Problem: Evaluate $\lim_{x \to 0} \frac{\sin x - x}{x^3}$.

• Step 1: Test for Indeterminacy. Plugging in $x=0$ gives $(\sin 0 - 0) / 0^3 = 0/0$. We can use L'Hopital's.
• Step 2: Differentiate Once.Numerator: $\cos x - 1$. Denominator: $3x^2$.New limit: $\lim_{x \to 0} \frac{\cos x - 1}{3x^2} \to 0/0$ (still indeterminate).
• Step 3: Differentiate Again.Numerator: $-\sin x$. Denominator: $6x$.New limit: $\lim_{x \to 0} \frac{-\sin x}{6x} \to 0/0$ (still indeterminate).
• Step 4: Differentiate a Third Time.Numerator: $-\cos x$. Denominator: $6$.
• Step 5: Evaluate. $\lim_{x \to 0} \frac{-\cos 0}{6} = -1/6$.

Alternative Methods: Taylor Series Expansion

For complex limits, replacing functions with their power series (e.g., $\sin x \approx x - x^3/3!$) is often faster than L'Hopital's. In JEE Advanced, this is the preferred "Expert" method to avoid multiple tedious differentiations.

Exam Trap Alert: The Product/Quotient Confusion

L'Hopital's Rule says to differentiate the numerator and denominator separately.

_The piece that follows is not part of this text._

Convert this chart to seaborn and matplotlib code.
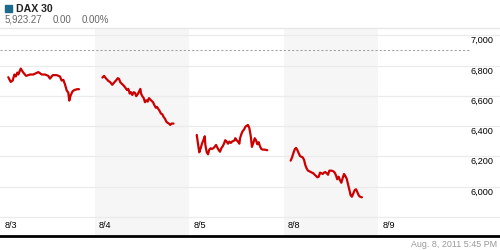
import numpy as np
import pandas as pd
import matplotlib
matplotlib.use("Agg")
import matplotlib.pyplot as plt
import seaborn as sns

# ---------------- data ----------------
days = ["8/3", "8/4", "8/5", "8/8"]
tick_labels = ["8/3", "8/4", "8/5", "8/8", "8/9"]

# minutes after the 9:00 open, index level
d1_min = [9, 26, 40, 52, 62, 73, 80, 97, 115, 135, 163, 186, 222, 246, 269, 292, 304, 324,
          352, 375, 387, 399, 411, 423, 434, 441, 451, 465, 481, 498, 510]
d1_val = [6723, 6692, 6701, 6741, 6728, 6754, 6741, 6780, 6754, 6732, 6741, 6741, 6757, 6741,
          6741, 6732, 6714, 6737, 6737, 6728, 6701, 6706, 6675, 6635, 6622, 6569, 6604, 6631,
          6640, 6644, 6644]

d2_min = [6, 18, 30, 48, 62, 76, 91, 105, 115, 124, 133, 147, 157, 171, 181, 190, 200, 209,
          218, 228, 237, 246, 256, 266, 275, 280, 289, 299, 308, 317, 327, 336, 346, 355, 365,
          374, 384, 393, 402, 412, 421, 430, 440, 450, 459, 469, 478, 487, 497, 510]
d2_val = [6721, 6732, 6717, 6699, 6690, 6673, 6690, 6704, 6717, 6712, 6690, 6677, 6668, 6651,
          6638, 6646, 6615, 6624, 6606, 6624, 6620, 6598, 6611, 6628, 6646, 6615, 6598, 6585,
          6558, 6571, 6562, 6585, 6575, 6567, 6558, 6540, 6522, 6527, 6514, 6500, 6483, 6479,
          6461, 6448, 6430, 6421, 6417, 6408, 6417, 6417]

d3_min = [5, 14, 23, 33, 42, 52, 62, 66, 76, 85, 94, 104, 113, 122, 132, 142, 151, 161, 170,
          179, 189, 198, 207, 217, 227, 236, 246, 255, 264, 274, 278, 288, 297, 307, 312, 321,
          331, 340, 349, 359, 368, 378, 388, 396, 406, 416, 425, 434, 444, 453, 463, 472, 486, 505]
d3_val = [6342, 6284, 6227, 6254, 6284, 6307, 6333, 6276, 6227, 6214, 6245, 6254, 6249, 6254,
          6263, 6276, 6258, 6241, 6231, 6254, 6267, 6284, 6307, 6298, 6284, 6298, 6289, 6298,
          6302, 6307, 6320, 6307, 6298, 6284, 6320, 6347, 6368, 6377, 6395, 6403, 6408, 6386,
          6333, 6263, 6289, 6320, 6307, 6280, 6294, 6267, 6249, 6245, 6245, 6241]

d4_min = [1, 11, 20, 30, 39, 48, 58, 67, 76, 86, 96, 105, 115, 124, 133, 143, 152, 161, 171,
          181, 190, 200, 209, 218, 228, 237, 246, 256, 266, 275, 289, 303, 313, 322, 331, 341,
          350, 360, 370, 379, 388, 398, 407, 416, 426, 435, 445, 455, 464, 473, 483, 492, 506]
d4_val = [6172, 6194, 6221, 6247, 6256, 6243, 6221, 6203, 6198, 6194, 6177, 6142, 6119, 6106,
          6102, 6097, 6093, 6089, 6079, 6071, 6062, 6066, 6093, 6089, 6084, 6093, 6097, 6089,
          6079, 6106, 6106, 6102, 6093, 6075, 6049, 6066, 6044, 6026, 6058, 6084, 6071, 6053,
          6018, 5983, 5943, 5934, 5956, 5978, 5983, 5965, 5943, 5934, 5930]

prev_close = 6902
y_ticks = [6000, 6200, 6400, 6600, 6800, 7000]
title = "DAX 30"
last_price = "5,923.27"
change = "0.00"
change_pct = "0.00%"
timestamp = "Aug. 8, 2011 5:45 PM"

# ---------------- build frame ----------------
OPEN_H = 9.0
SLOT_START_H = 8.17   # start of each day's slot on the axis
SLOT_LEN_H = 11.16    # length of one day slot in hours

rows = []
for i, (mins, vals) in enumerate([(d1_min, d1_val), (d2_min, d2_val),
                                   (d3_min, d3_val), (d4_min, d4_val)]):
    for m, v in zip(mins, vals):
        hour = OPEN_H + m / 60.0
        rows.append({"day": days[i], "pos": i + (hour - SLOT_START_H) / SLOT_LEN_H, "value": v})
df = pd.DataFrame(rows)

# ---------------- style ----------------
sns.set_style("white")
plt.rcParams["font.family"] = ["Liberation Sans", "DejaVu Sans"]

fig = plt.figure(figsize=(5, 2.5), dpi=100)
ax = fig.add_axes([0, 14 / 250, 1, (236 - 28) / 250])

px_per_1000 = 151.4
top_v = 7000 + (35.3 - 28) / px_per_1000 * 1000
bot_v = 7000 - (236 - 35.3) / px_per_1000 * 1000
ax.set_ylim(bot_v, top_v)
ax.set_xlim(0, 500 / 94.5)

# alternating day bands
for i in range(len(tick_labels)):
    if i % 2 == 1:
        ax.axvspan(i, i + 1, color="#f6f6f6", lw=0, zorder=0)

# gridlines
for v in y_ticks + [5800]:
    ax.axhline(v, color="#ebebeb", lw=0.9, zorder=1)

# previous close dashed line
ax.axhline(prev_close, xmin=0, xmax=0.94, color="#a0a0a0", lw=0.75,
           ls=(0, (2, 2)), zorder=2)

sns.lineplot(data=df, x="pos", y="value", units="day", estimator=None,
             color="#cc0000", lw=1.6, ax=ax, zorder=3)

ax.set_xticks([])
ax.set_yticks([])
ax.set_xlabel("")
ax.set_ylabel("")
for s in ["left", "right"]:
    ax.spines[s].set_visible(False)
ax.spines["top"].set_color("#e6e6e6")
ax.spines["top"].set_linewidth(0.9)
ax.spines["bottom"].set_color("black")
ax.spines["bottom"].set_linewidth(2.0)

# y labels inside, right side, just below gridlines
for v in y_ticks:
    ax.annotate(f"{v:,}", xy=(1, v), xycoords=("axes fraction", "data"),
                xytext=(-4.5, -3.8), textcoords="offset points",
                ha="right", va="center", fontsize=6.6, color="black")

# x labels at the start of each day slot
for i, lab in enumerate(tick_labels):
    ax.annotate(lab, xy=(i, 0), xycoords=("data", "axes fraction"),
                xytext=(3, 7.5), textcoords="offset points",
                ha="left", va="center", fontsize=6.6, color="black")

# header
fig.patches.append(plt.Rectangle((5 / 500, 1 - 12 / 250), 6.5 / 500, 6.5 / 250,
                                 transform=fig.transFigure, color="#1d6b8a"))
fig.text(15.5 / 500, 1 - 8.7 / 250, title, fontsize=7.6, fontweight="bold",
         ha="left", va="center", color="#222222")
fig.text(5 / 500, 1 - 20 / 250, last_price, fontsize=7, ha="left", va="center", color="#666666")
fig.text(53 / 500, 1 - 20 / 250, change, fontsize=7, ha="left", va="center", color="#666666")
fig.text(82 / 500, 1 - 20 / 250, change_pct, fontsize=7, ha="left", va="center", color="#666666")
fig.text(497 / 500, 1 - 244.5 / 250, timestamp, fontsize=6.4, ha="right", va="center",
         color="#999999")

fig.savefig("out.png", dpi=100)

JEE Trap: Students often accidentally apply the Quotient Rule ($v u' - u v' / v^2$) when using L'Hopital's. This is a fatal error. Treat the top and bottom as two independent functions.

Practice Problem (JEE Main)

Question: Evaluate $\lim_{x \to \infty} (1 + 1/x)^x$.Hint: This is the $1^{\infty}$ form. Let $y = (1 + 1/x)^x$, take $\ln$ of both sides, and solve for $\ln y$.